Still, a few readers found her choice questionable, among them a self-described “happily married old physician” who asked “Who told you that sexual experience makes you a mature person? Who told you that copulation is love?” I also appreciated a Times reader who had “lived the reverse life from Nicole” and remarked that “all the sex I had before [joining the LDS Church] left me nothing but broken-hearted, lonely, and depressed.” Reaction in the Bloggernacle, or Mormon blogosphere, consisted mostly of sympathy for the pain of those on the fringes of our family-oriented church, but also included some skeptical observations. Among them: “We aren’t stunted in growth by being single. We are stunted in growth by sin. If I’m single because I sin, I’m stunted. If not, I’m not missing anything the Lord can’t provide for me.”
I asked two middle-aged single friends how they felt about remaining celibate. The first, who’s gone back to school for a PhD in Biblical studies, told me, “Honestly, it’s just the way I live. I don’t even think about it anymore . . . but then again, I haven’t been tempted in so long, I haven’t had to think.” She sent a quote, as an afterthought, from Peter Marshall’s sermons: “It seems to me that behind every sin, every vice, every mess, is a lack of self-discipline . . . of God’s discipline.” The other friend, who remained single after an early divorce, said she learned the hard way that sex void of a marital commitment “is actually what makes you feel like half a person, not celibacy.”

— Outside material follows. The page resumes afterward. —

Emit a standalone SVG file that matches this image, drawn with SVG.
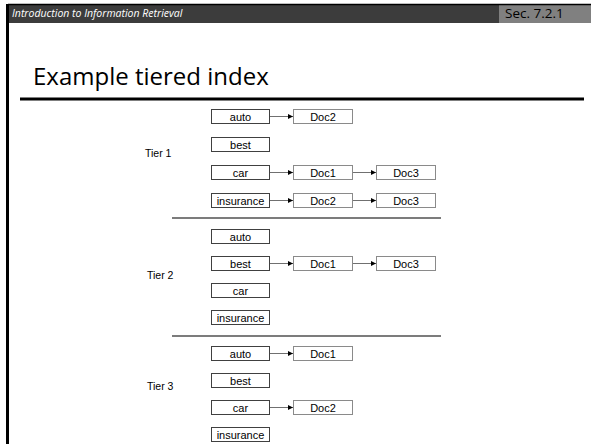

Maybe that’s why even people without religious convictions choose chastity. According to the New York Post, various urban singles’ disgust with “the New York version of fast-food sex” has led some to abstain from sex altogether. I even ran across one of those literary magazine essays recently, this one ominously entitled “Virgin” by (who else?) a Mormon writer full of ambivalence—shared by her more experienced boyfriend—regarding her innocent state. With trepidation, I waited for her exit story from the faith, but toward the end, she goes to church wanting a sign that her unique situation gives her a pass to sleep with her boyfriend. Instead, during the sacrament—our version of communion—she remembers her commitments to God, and knows there’s “no getting around it . . . . whether I like it or not, my sexuality has to do with my relationship with God.” She decides to keep her promises and, pain and angst in tow, stay chaste.